Kernelized Hashcode Representations for Relation Extraction
This work addresses computational bottlenecks for researchers and practitioners in NLP, particularly in biomedical relation extraction, by enabling faster and more accurate classification with general methods, though it builds incrementally on existing KLSH techniques.
The paper tackled the scalability problem of kernel methods in relation extraction by proposing random subspaces of kernelized locality-sensitive hashing (KLSH) codes for efficient explicit representations, resulting in significant accuracy improvements and orders-of-magnitude speedup compared to state-of-the-art kernel methods.

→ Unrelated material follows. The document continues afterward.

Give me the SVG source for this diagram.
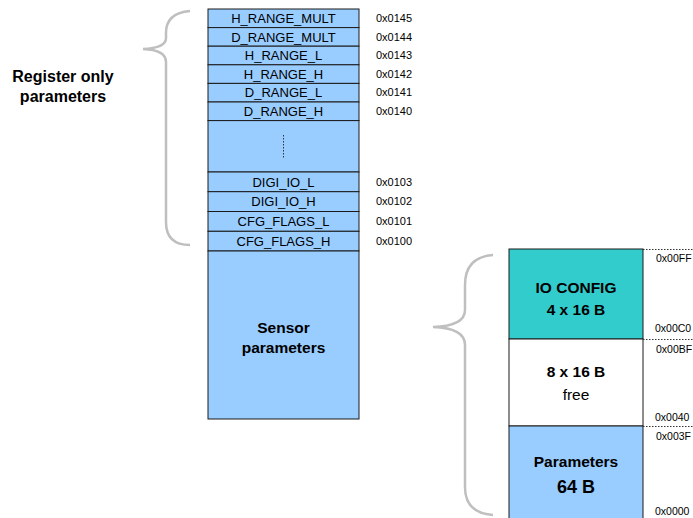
<svg xmlns="http://www.w3.org/2000/svg" width="693" height="518" viewBox="0 0 693 518">
<style>
.cell{fill:#99CCFF;stroke:#1a1a1a;stroke-width:1}
.lbl{font-family:"Liberation Sans",Arial,sans-serif;font-size:13px;fill:#000;text-anchor:middle}
.addr{font-family:"Liberation Sans",Arial,sans-serif;font-size:11px;fill:#000}
.addr2{font-family:"Liberation Sans",Arial,sans-serif;font-size:10.5px;fill:#000}
.bold{font-family:"Liberation Sans",Arial,sans-serif;font-weight:bold;fill:#000;text-anchor:middle}
.reg{font-family:"Liberation Sans",Arial,sans-serif;fill:#000;text-anchor:middle}
.brace{fill:none;stroke:#BFBFBF;stroke-width:2.5}
.dash{stroke:#333;stroke-width:1;stroke-dasharray:1.5,1.5}
</style>
<rect width="693" height="518" fill="#fff"/>
<g id="register-column">
<g id="r0145"><rect class="cell" x="208" y="9" width="151" height="18.6"/><text class="lbl" x="283.5" y="23">H_RANGE_MULT</text><text class="addr" x="376" y="22">0x0145</text></g>
<g id="r0144"><rect class="cell" x="208" y="27.6" width="151" height="18.6"/><text class="lbl" x="283.5" y="41.6">D_RANGE_MULT</text><text class="addr" x="376" y="40.6">0x0144</text></g>
<g id="r0143"><rect class="cell" x="208" y="46.2" width="151" height="18.6"/><text class="lbl" x="283.5" y="60.2">H_RANGE_L</text><text class="addr" x="376" y="59.2">0x0143</text></g>
<g id="r0142"><rect class="cell" x="208" y="64.8" width="151" height="18.6"/><text class="lbl" x="283.5" y="78.8">H_RANGE_H</text><text class="addr" x="376" y="77.8">0x0142</text></g>
<g id="r0141"><rect class="cell" x="208" y="83.4" width="151" height="18.6"/><text class="lbl" x="283.5" y="97.4">D_RANGE_L</text><text class="addr" x="376" y="96.4">0x0141</text></g>
<g id="r0140"><rect class="cell" x="208" y="102" width="151" height="18.6"/><text class="lbl" x="283.5" y="116">D_RANGE_H</text><text class="addr" x="376" y="115">0x0140</text></g>
<g id="rdots"><rect class="cell" x="208" y="120.6" width="151" height="51.4"/><line class="dash" x1="283.5" y1="135" x2="283.5" y2="158"/></g>
<g id="r0103"><rect class="cell" x="208" y="172" width="151" height="19.7"/><text class="lbl" x="283.5" y="186.5">DIGI_IO_L</text><text class="addr" x="376" y="185.5">0x0103</text></g>
<g id="r0102"><rect class="cell" x="208" y="191.7" width="151" height="19.8"/><text class="lbl" x="283.5" y="206.2">DIGI_IO_H</text><text class="addr" x="376" y="205.2">0x0102</text></g>
<g id="r0101"><rect class="cell" x="208" y="211.5" width="151" height="19.8"/><text class="lbl" x="283.5" y="226">CFG_FLAGS_L</text><text class="addr" x="376" y="225">0x0101</text></g>
<g id="r0100"><rect class="cell" x="208" y="231.3" width="151" height="19.7"/><text class="lbl" x="283.5" y="245.7">CFG_FLAGS_H</text><text class="addr" x="376" y="244.7">0x0100</text></g>
<g id="sensor"><rect class="cell" x="208" y="251" width="151" height="168"/><text class="bold" x="283.5" y="333" font-size="15.5">Sensor</text><text class="bold" x="283.5" y="353" font-size="15.5">parameters</text></g>
</g>
<g id="register-label"><text class="bold" x="63" y="82" font-size="16">Register only</text><text class="bold" x="63" y="102" font-size="16">parameters</text></g>
<g id="memory-column">
<g id="io-config"><rect x="509" y="249" width="134" height="90" fill="#33CCCC" stroke="#1a1a1a" stroke-width="1"/><text class="bold" x="576" y="293" font-size="15.5">IO CONFIG</text><text class="bold" x="576" y="315" font-size="15.5">4 x 16 B</text></g>
<g id="free"><rect x="509" y="339" width="134" height="87" fill="#fff" stroke="#1a1a1a" stroke-width="1"/><text class="bold" x="576" y="377" font-size="15.5">8 x 16 B</text><text class="reg" x="576" y="400" font-size="15.5">free</text></g>
<g id="params"><rect x="509" y="426" width="134" height="100" fill="#99CCFF" stroke="#1a1a1a" stroke-width="1"/><text class="bold" x="576" y="467" font-size="15.5">Parameters</text><text class="bold" x="576" y="493" font-size="18">64 B</text></g>
<g id="addr-marks">
<line class="dash" x1="643" y1="249.5" x2="693" y2="249.5"/>
<line class="dash" x1="643" y1="339.5" x2="693" y2="339.5"/>
<line class="dash" x1="643" y1="426.5" x2="693" y2="426.5"/>
<text class="addr2" x="656" y="262">0x00FF</text>
<text class="addr2" x="655" y="332">0x00C0</text>
<text class="addr2" x="656" y="353">0x00BF</text>
<text class="addr2" x="655" y="421">0x0040</text>
<text class="addr2" x="656" y="440">0x003F</text>
<text class="addr2" x="655" y="515">0x0000</text>
</g>
</g>
<g id="connectors">
<path class="brace" d="M190,11 Q166,13 166,33 L166,38 Q166,48 143,49 Q166,50 166,62 L166,222 Q166,245 190,245"/>
<path class="brace" d="M493,255 Q465,257 465,285 L465,310 Q465,326 433,327 Q465,328 465,345 L465,487 Q465,513 493,515"/>
</g>
</svg>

Kernel methods have produced state-of-the-art results for a number of NLP tasks such as relation extraction, but suffer from poor scalability due to the high cost of computing kernel similarities between natural language structures. A recently proposed technique, kernelized locality-sensitive hashing (KLSH), can significantly reduce the computational cost, but is only applicable to classifiers operating on kNN graphs. Here we propose to use random subspaces of KLSH codes for efficiently constructing an explicit representation of NLP structures suitable for general classification methods. Further, we propose an approach for optimizing the KLSH model for classification problems by maximizing an approximation of mutual information between the KLSH codes (feature vectors) and the class labels. We evaluate the proposed approach on biomedical relation extraction datasets, and observe significant and robust improvements in accuracy w.r.t. state-of-the-art classifiers, along with drastic (orders-of-magnitude) speedup compared to conventional kernel methods.